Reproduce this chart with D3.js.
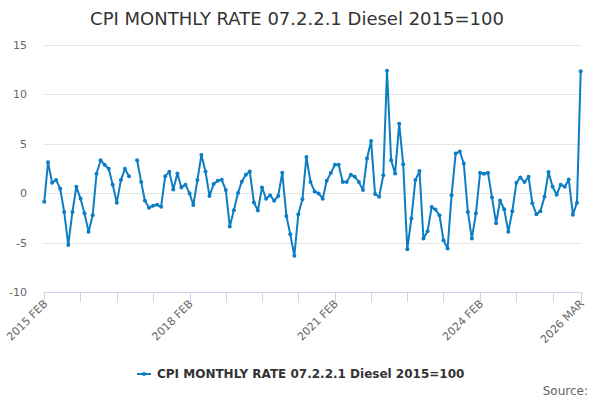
<!DOCTYPE html>
<html lang="en">
<head>
    <meta charset="UTF-8">
    <title>CPI MONTHLY RATE 07.2.2.1 Diesel 2015=100</title>
    <script src="https://cdnjs.cloudflare.com/ajax/libs/d3/7.8.5/d3.min.js"></script>
    <style>
        body {
            margin: 0;
            font-family: "DejaVu Sans", sans-serif;
            background: #fff;
        }
        .grid line {
            stroke: #e6e6e6;
        }
        .axis-label {
            font-size: 11px;
            fill: #666;
        }
    </style>
</head>
<body>
    <div id="chart"></div>

    <script>
        const title = "CPI MONTHLY RATE 07.2.2.1 Diesel 2015=100";
        const seriesName = "CPI MONTHLY RATE 07.2.2.1 Diesel 2015=100";

        // monthly, 2015 FEB .. 2026 MAR
        const startMonth = new Date(2015, 1, 1);
        const endMonth = new Date(2026, 2, 1);

        const values = [
            -0.84, 3.15, 1.08, 1.34, 0.47, -1.88, -5.23, -1.88, 0.67, -0.53,
            -2.01, -3.89, -2.21, 1.98, 3.35, 2.89, 2.49, 0.88, -0.94, 1.34,
            2.49, 1.74, null, 3.35, 1.14, -0.74, -1.45, -1.25, -1.15, -1.35,
            1.74, 2.18, 0.40, 2.01, 0.60, 0.88, 0.00, -1.18, 1.34, 3.89,
            2.21, -0.27, 0.94, 1.28, 1.38, 0.33, -3.35, -1.70, 0.03, 1.18,
            1.88, 2.21, -0.91, -1.74, 0.60, -0.54, -0.20, -0.74, -0.27, 2.08,
            -2.28, -4.12, -6.30, -2.11, -0.60, 3.69, 1.14, 0.20, 0.00, -0.54,
            1.28, 2.05, 2.89, 2.89, 1.14, 1.14, 1.88, 1.68, 1.14, 0.33,
            3.52, 5.30, -0.07, -0.34, 1.84, 12.40, 3.35, 2.01, 7.05, 2.95,
            -5.64, -2.53, 1.34, 2.25, -4.56, -3.82, -1.38, -1.64, -2.21, -4.73,
            -5.57, -0.20, 4.03, 4.23, 3.02, -1.88, -4.56, -2.01, 2.08, 1.98,
            2.08, -0.42, -3.02, -0.72, -1.61, -3.89, -1.81, 1.08, 1.61, 1.14,
            1.68, -1.01, -2.11, -1.81, -0.34, 2.15, 0.67, -0.13, 0.88, 0.67,
            1.41, -2.15, -0.94, 12.35
        ];

        const yTicks = [-10, -5, 0, 5, 10, 15];
        const labelledTicks = ["2015 FEB", "2018 FEB", "2021 FEB", "2024 FEB", "2026 MAR"];

        const months = d3.timeMonth.range(startMonth, d3.timeMonth.offset(endMonth, 1));
        const data = months.map((m, i) => ({ date: m, value: values[i] }));

        const W = 600, H = 400;
        const plot = { left: 44.3, right: 580.7, top: 45, bottom: 292.3 };

        const svg = d3.select("#chart")
            .append("svg")
            .attr("width", W)
            .attr("height", H);

        const x = d3.scaleTime()
            .domain([startMonth, endMonth])
            .range([plot.left, plot.right]);

        const y = d3.scaleLinear()
            .domain([-10, 15])
            .range([plot.bottom, plot.top]);

        const fmt = d => d3.timeFormat("%Y")(d) + " " + d3.timeFormat("%b")(d).toUpperCase();

        // title
        svg.append("text")
            .attr("x", 297)
            .attr("y", 25)
            .attr("text-anchor", "middle")
            .style("font-size", "18px")
            .style("fill", "#333")
            .text(title);

        // horizontal grid
        svg.append("g")
            .attr("class", "grid")
            .selectAll("line")
            .data(yTicks)
            .enter()
            .append("line")
            .attr("x1", plot.left - 1)
            .attr("x2", plot.right + 1)
            .attr("y1", d => Math.round(y(d)) + 0.5)
            .attr("y2", d => Math.round(y(d)) + 0.5);

        // y labels
        svg.append("g")
            .selectAll("text")
            .data(yTicks)
            .enter()
            .append("text")
            .attr("class", "axis-label")
            .attr("x", 27)
            .attr("y", d => y(d) + 4)
            .attr("text-anchor", "end")
            .text(d => d);

        // x axis: tick every 9 months plus the last month
        const xTicks = d3.timeMonth.every(1).range(startMonth, d3.timeMonth.offset(endMonth, 1))
            .filter((d, i) => i % 9 === 0);
        xTicks.push(endMonth);

        const xAxis = svg.append("g");
        xAxis.append("line")
            .attr("x1", plot.left - 1)
            .attr("x2", plot.right + 1)
            .attr("y1", Math.round(plot.bottom) + 0.5)
            .attr("y2", Math.round(plot.bottom) + 0.5)
            .attr("stroke", "#ccd6eb");

        xAxis.selectAll(".tick")
            .data(xTicks)
            .enter()
            .append("line")
            .attr("x1", d => Math.round(x(d)) + 0.5)
            .attr("x2", d => Math.round(x(d)) + 0.5)
            .attr("y1", plot.bottom)
            .attr("y2", plot.bottom + 10)
            .attr("stroke", "#ccd6eb");

        xAxis.selectAll(".xlabel")
            .data(xTicks.filter(d => labelledTicks.includes(fmt(d))))
            .enter()
            .append("text")
            .attr("class", "axis-label")
            .attr("text-anchor", "end")
            .attr("transform", d => `translate(${x(d) + 4},${plot.bottom + 12}) rotate(-45)`)
            .text(d => fmt(d));

        // series
        const color = "#0d7dc4";
        const line = d3.line()
            .defined(d => d.value !== null)
            .x(d => x(d.date))
            .y(d => y(d.value));

        svg.append("path")
            .datum(data)
            .attr("fill", "none")
            .attr("stroke", color)
            .attr("stroke-width", 2)
            .attr("stroke-linejoin", "round")
            .attr("d", line);

        svg.append("g")
            .selectAll("circle")
            .data(data.filter(d => d.value !== null))
            .enter()
            .append("circle")
            .attr("cx", d => x(d.date))
            .attr("cy", d => y(d.value))
            .attr("r", 2)
            .attr("fill", color);

        // legend
        const legend = svg.append("g").attr("transform", "translate(137,374)");
        legend.append("line")
            .attr("x1", 0).attr("x2", 14)
            .attr("y1", 0).attr("y2", 0)
            .attr("stroke", color)
            .attr("stroke-width", 2);
        legend.append("circle")
            .attr("cx", 7).attr("cy", 0).attr("r", 2)
            .attr("fill", color);
        legend.append("text")
            .attr("x", 20)
            .attr("y", 4)
            .style("font-size", "12px")
            .style("font-weight", "bold")
            .style("fill", "#333")
            .text(seriesName);

        // credits
        svg.append("text")
            .attr("x", 588)
            .attr("y", 394.5)
            .attr("text-anchor", "end")
            .style("font-size", "12px")
            .style("fill", "#666")
            .text("Source:");
    </script>
</body>
</html>
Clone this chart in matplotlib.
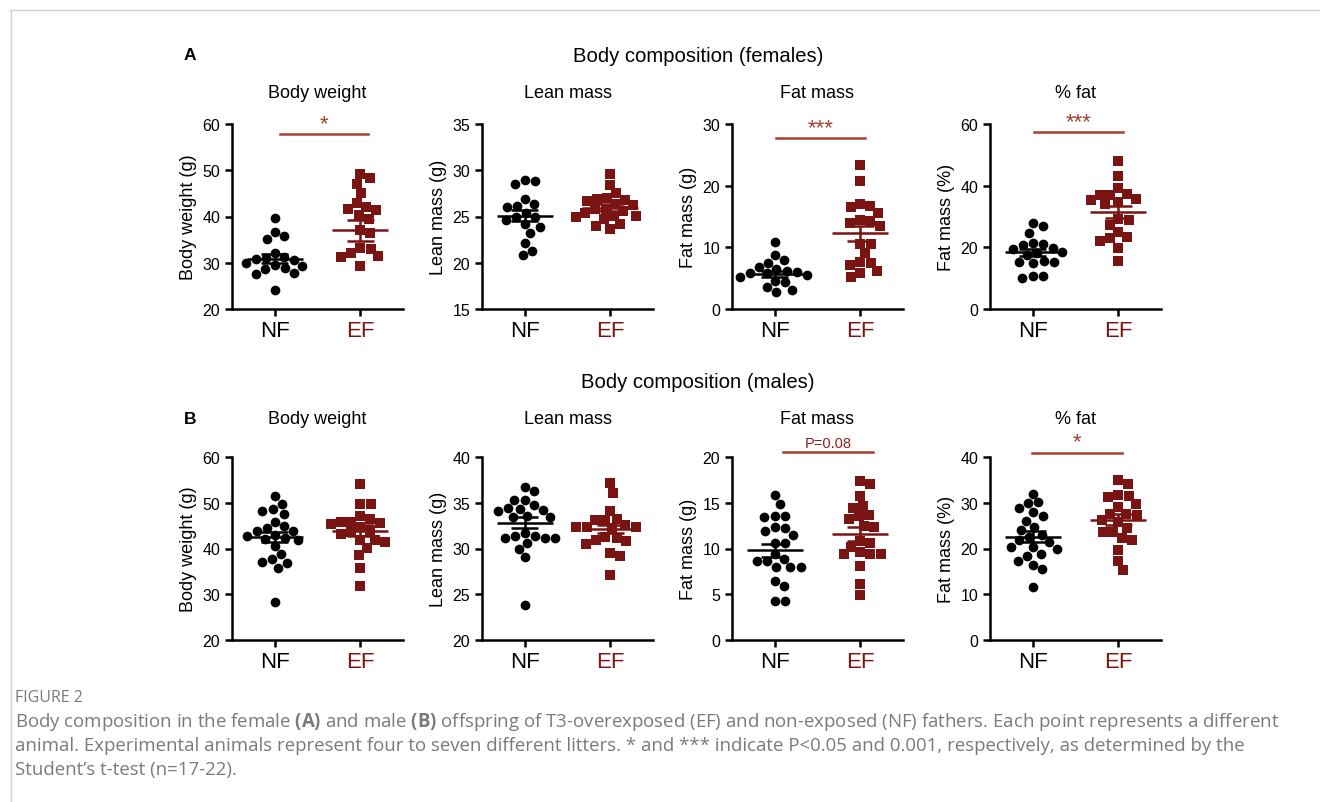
##########
§ **Exercise**:
Skip the pictures, please, and transcribe only the lines from the beginning of the material through the one that contains "const endMonth = new".

§ **Solution to the exercise**:
Reproduce this chart with D3.js.
<!DOCTYPE html>
<html lang="en">
<head>
    <meta charset="UTF-8">
    <title>CPI MONTHLY RATE 07.2.2.1 Diesel 2015=100</title>
    <script src="https://cdnjs.cloudflare.com/ajax/libs/d3/7.8.5/d3.min.js"></script>
    <style>
        body {
            margin: 0;
            font-family: "DejaVu Sans", sans-serif;
            background: #fff;
        }
        .grid line {
            stroke: #e6e6e6;
        }
        .axis-label {
            font-size: 11px;
            fill: #666;
        }
    </style>
</head>
<body>
    <div id="chart"></div>

    <script>
        const title = "CPI MONTHLY RATE 07.2.2.1 Diesel 2015=100";
        const seriesName = "CPI MONTHLY RATE 07.2.2.1 Diesel 2015=100";

        // monthly, 2015 FEB .. 2026 MAR
        const startMonth = new Date(2015, 1, 1);
        const endMonth = new Date(2026, 2, 1);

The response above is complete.